_Task to carry out_. Give a verbatim copy of the lines below, minus the pictures.
○ ○ ○ ○ ○ ○ ○
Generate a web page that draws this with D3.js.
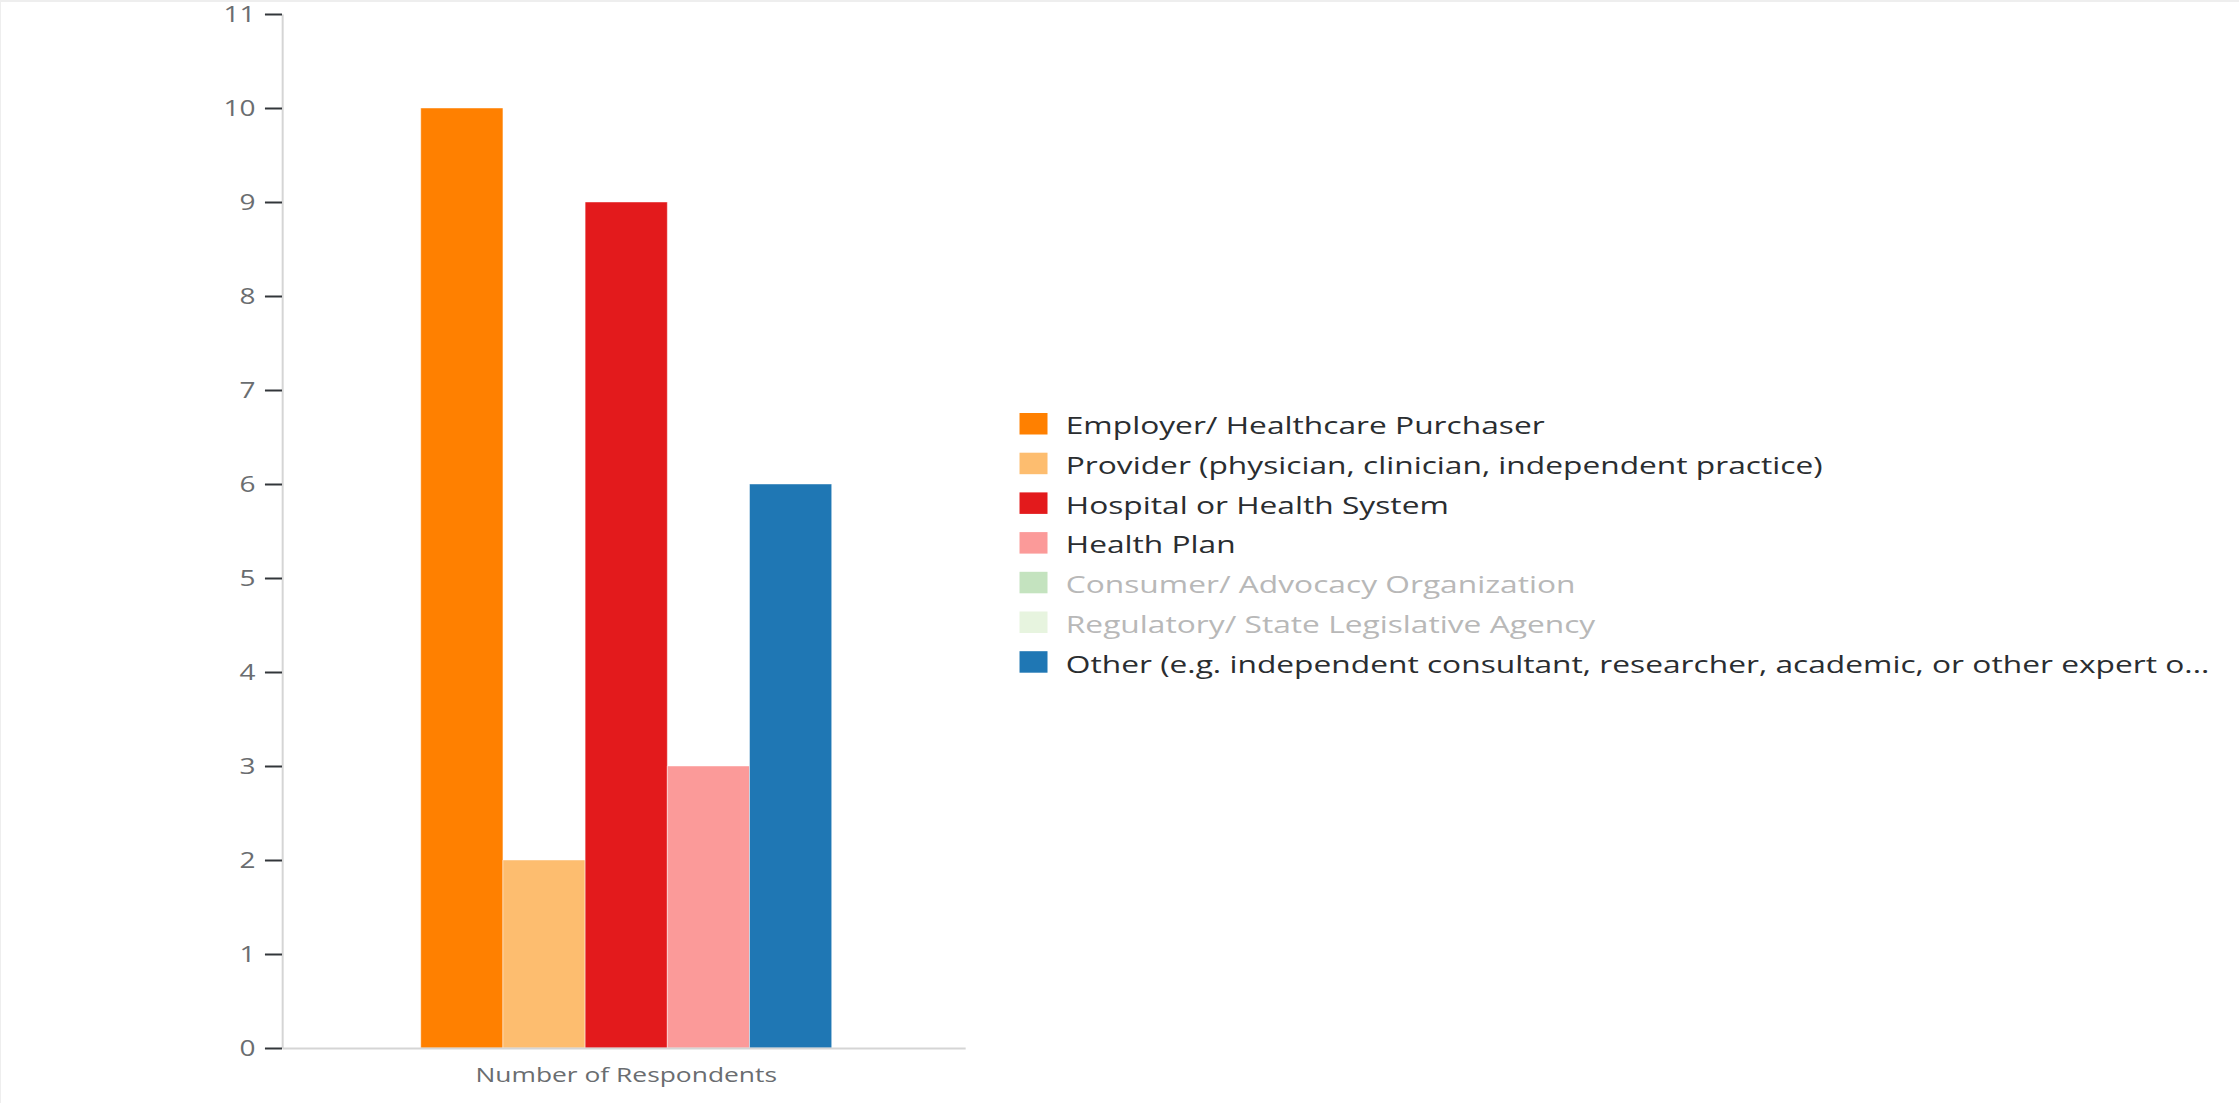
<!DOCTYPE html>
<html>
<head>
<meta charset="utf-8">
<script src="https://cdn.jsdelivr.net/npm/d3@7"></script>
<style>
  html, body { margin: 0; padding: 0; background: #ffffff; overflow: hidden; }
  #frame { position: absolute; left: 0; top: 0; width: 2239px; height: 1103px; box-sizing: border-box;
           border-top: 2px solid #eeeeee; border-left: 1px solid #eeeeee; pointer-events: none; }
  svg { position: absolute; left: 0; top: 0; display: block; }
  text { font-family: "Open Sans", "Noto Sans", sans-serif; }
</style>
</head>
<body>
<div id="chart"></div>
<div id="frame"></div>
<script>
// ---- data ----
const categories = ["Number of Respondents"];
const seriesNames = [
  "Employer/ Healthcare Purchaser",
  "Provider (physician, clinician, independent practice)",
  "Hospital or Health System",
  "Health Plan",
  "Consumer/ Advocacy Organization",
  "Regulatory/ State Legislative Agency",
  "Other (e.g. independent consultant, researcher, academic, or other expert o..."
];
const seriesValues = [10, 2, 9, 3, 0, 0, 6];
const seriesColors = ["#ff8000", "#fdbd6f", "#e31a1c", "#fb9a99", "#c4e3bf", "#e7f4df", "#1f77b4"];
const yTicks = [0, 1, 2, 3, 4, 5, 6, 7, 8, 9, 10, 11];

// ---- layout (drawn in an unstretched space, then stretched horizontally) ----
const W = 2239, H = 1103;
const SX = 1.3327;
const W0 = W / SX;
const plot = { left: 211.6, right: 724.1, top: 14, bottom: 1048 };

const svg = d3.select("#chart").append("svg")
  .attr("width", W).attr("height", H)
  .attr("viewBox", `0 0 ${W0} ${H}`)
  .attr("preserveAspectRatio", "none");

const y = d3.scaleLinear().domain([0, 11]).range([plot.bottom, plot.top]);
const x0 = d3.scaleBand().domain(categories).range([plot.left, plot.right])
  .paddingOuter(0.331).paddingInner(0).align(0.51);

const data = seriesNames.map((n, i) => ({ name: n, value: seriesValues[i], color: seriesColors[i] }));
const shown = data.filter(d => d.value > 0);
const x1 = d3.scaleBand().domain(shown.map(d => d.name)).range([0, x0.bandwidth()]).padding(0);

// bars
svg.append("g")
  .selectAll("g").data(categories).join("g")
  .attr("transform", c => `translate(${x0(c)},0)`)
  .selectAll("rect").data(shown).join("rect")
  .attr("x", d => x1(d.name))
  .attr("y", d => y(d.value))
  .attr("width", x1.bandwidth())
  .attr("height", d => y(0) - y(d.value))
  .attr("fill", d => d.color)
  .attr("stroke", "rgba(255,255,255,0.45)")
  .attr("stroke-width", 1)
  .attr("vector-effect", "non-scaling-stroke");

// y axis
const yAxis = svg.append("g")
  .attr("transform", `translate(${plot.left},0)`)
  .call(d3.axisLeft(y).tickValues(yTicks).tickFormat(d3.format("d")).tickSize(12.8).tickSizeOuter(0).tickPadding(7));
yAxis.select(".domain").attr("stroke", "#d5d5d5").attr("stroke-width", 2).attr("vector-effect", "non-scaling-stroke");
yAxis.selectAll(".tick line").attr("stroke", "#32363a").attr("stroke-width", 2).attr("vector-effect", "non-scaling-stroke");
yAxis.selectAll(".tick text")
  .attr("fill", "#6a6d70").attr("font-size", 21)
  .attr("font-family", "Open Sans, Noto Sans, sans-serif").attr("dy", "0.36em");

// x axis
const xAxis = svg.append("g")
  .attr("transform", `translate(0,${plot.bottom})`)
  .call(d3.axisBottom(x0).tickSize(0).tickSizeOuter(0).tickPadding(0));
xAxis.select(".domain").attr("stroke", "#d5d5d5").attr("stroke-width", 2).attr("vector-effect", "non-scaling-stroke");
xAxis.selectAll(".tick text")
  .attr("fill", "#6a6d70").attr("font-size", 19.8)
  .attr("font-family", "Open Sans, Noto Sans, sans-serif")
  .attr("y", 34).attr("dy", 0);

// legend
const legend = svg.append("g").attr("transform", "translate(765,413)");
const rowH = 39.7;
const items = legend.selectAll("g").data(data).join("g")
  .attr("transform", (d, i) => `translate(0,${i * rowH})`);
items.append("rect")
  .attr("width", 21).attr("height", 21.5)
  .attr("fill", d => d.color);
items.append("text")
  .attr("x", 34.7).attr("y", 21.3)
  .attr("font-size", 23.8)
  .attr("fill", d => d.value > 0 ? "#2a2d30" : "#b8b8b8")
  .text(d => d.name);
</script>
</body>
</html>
○ ○ ○ ○ ○ ○ ○
_Solution for this exercise_.
Generate a web page that draws this with D3.js.
<!DOCTYPE html>
<html>
<head>
<meta charset="utf-8">
<script src="https://cdn.jsdelivr.net/npm/d3@7"></script>
<style>
  html, body { margin: 0; padding: 0; background: #ffffff; overflow: hidden; }
  #frame { position: absolute; left: 0; top: 0; width: 2239px; height: 1103px; box-sizing: border-box;
           border-top: 2px solid #eeeeee; border-left: 1px solid #eeeeee; pointer-events: none; }
  svg { position: absolute; left: 0; top: 0; display: block; }
  text { font-family: "Open Sans", "Noto Sans", sans-serif; }
</style>
</head>
<body>
<div id="chart"></div>
<div id="frame"></div>
<script>
// ---- data ----
const categories = ["Number of Respondents"];
const seriesNames = [
  "Employer/ Healthcare Purchaser",
  "Provider (physician, clinician, independent practice)",
  "Hospital or Health System",
  "Health Plan",
  "Consumer/ Advocacy Organization",
  "Regulatory/ State Legislative Agency",
  "Other (e.g. independent consultant, researcher, academic, or other expert o..."
];
const seriesValues = [10, 2, 9, 3, 0, 0, 6];
const seriesColors = ["#ff8000", "#fdbd6f", "#e31a1c", "#fb9a99", "#c4e3bf", "#e7f4df", "#1f77b4"];
const yTicks = [0, 1, 2, 3, 4, 5, 6, 7, 8, 9, 10, 11];

// ---- layout (drawn in an unstretched space, then stretched horizontally) ----
const W = 2239, H = 1103;
const SX = 1.3327;
const W0 = W / SX;
const plot = { left: 211.6, right: 724.1, top: 14, bottom: 1048 };

const svg = d3.select("#chart").append("svg")
  .attr("width", W).attr("height", H)
  .attr("viewBox", `0 0 ${W0} ${H}`)
  .attr("preserveAspectRatio", "none");

const y = d3.scaleLinear().domain([0, 11]).range([plot.bottom, plot.top]);
const x0 = d3.scaleBand().domain(categories).range([plot.left, plot.right])
  .paddingOuter(0.331).paddingInner(0).align(0.51);

const data = seriesNames.map((n, i) => ({ name: n, value: seriesValues[i], color: seriesColors[i] }));
const shown = data.filter(d => d.value > 0);
const x1 = d3.scaleBand().domain(shown.map(d => d.name)).range([0, x0.bandwidth()]).padding(0);

// bars
svg.append("g")
  .selectAll("g").data(categories).join("g")
  .attr("transform", c => `translate(${x0(c)},0)`)
  .selectAll("rect").data(shown).join("rect")
  .attr("x", d => x1(d.name))
  .attr("y", d => y(d.value))
  .attr("width", x1.bandwidth())
  .attr("height", d => y(0) - y(d.value))
  .attr("fill", d => d.color)
  .attr("stroke", "rgba(255,255,255,0.45)")
  .attr("stroke-width", 1)
  .attr("vector-effect", "non-scaling-stroke");

// y axis
const yAxis = svg.append("g")
  .attr("transform", `translate(${plot.left},0)`)
  .call(d3.axisLeft(y).tickValues(yTicks).tickFormat(d3.format("d")).tickSize(12.8).tickSizeOuter(0).tickPadding(7));
yAxis.select(".domain").attr("stroke", "#d5d5d5").attr("stroke-width", 2).attr("vector-effect", "non-scaling-stroke");
yAxis.selectAll(".tick line").attr("stroke", "#32363a").attr("stroke-width", 2).attr("vector-effect", "non-scaling-stroke");
yAxis.selectAll(".tick text")
  .attr("fill", "#6a6d70").attr("font-size", 21)
  .attr("font-family", "Open Sans, Noto Sans, sans-serif").attr("dy", "0.36em");

// x axis
const xAxis = svg.append("g")
  .attr("transform", `translate(0,${plot.bottom})`)
  .call(d3.axisBottom(x0).tickSize(0).tickSizeOuter(0).tickPadding(0));
xAxis.select(".domain").attr("stroke", "#d5d5d5").attr("stroke-width", 2).attr("vector-effect", "non-scaling-stroke");
xAxis.selectAll(".tick text")
  .attr("fill", "#6a6d70").attr("font-size", 19.8)
  .attr("font-family", "Open Sans, Noto Sans, sans-serif")
  .attr("y", 34).attr("dy", 0);

// legend
const legend = svg.append("g").attr("transform", "translate(765,413)");
const rowH = 39.7;
const items = legend.selectAll("g").data(data).join("g")
  .attr("transform", (d, i) => `translate(0,${i * rowH})`);
items.append("rect")
  .attr("width", 21).attr("height", 21.5)
  .attr("fill", d => d.color);
items.append("text")
  .attr("x", 34.7).attr("y", 21.3)
  .attr("font-size", 23.8)
  .attr("fill", d => d.value > 0 ? "#2a2d30" : "#b8b8b8")
  .text(d => d.name);
</script>
</body>
</html>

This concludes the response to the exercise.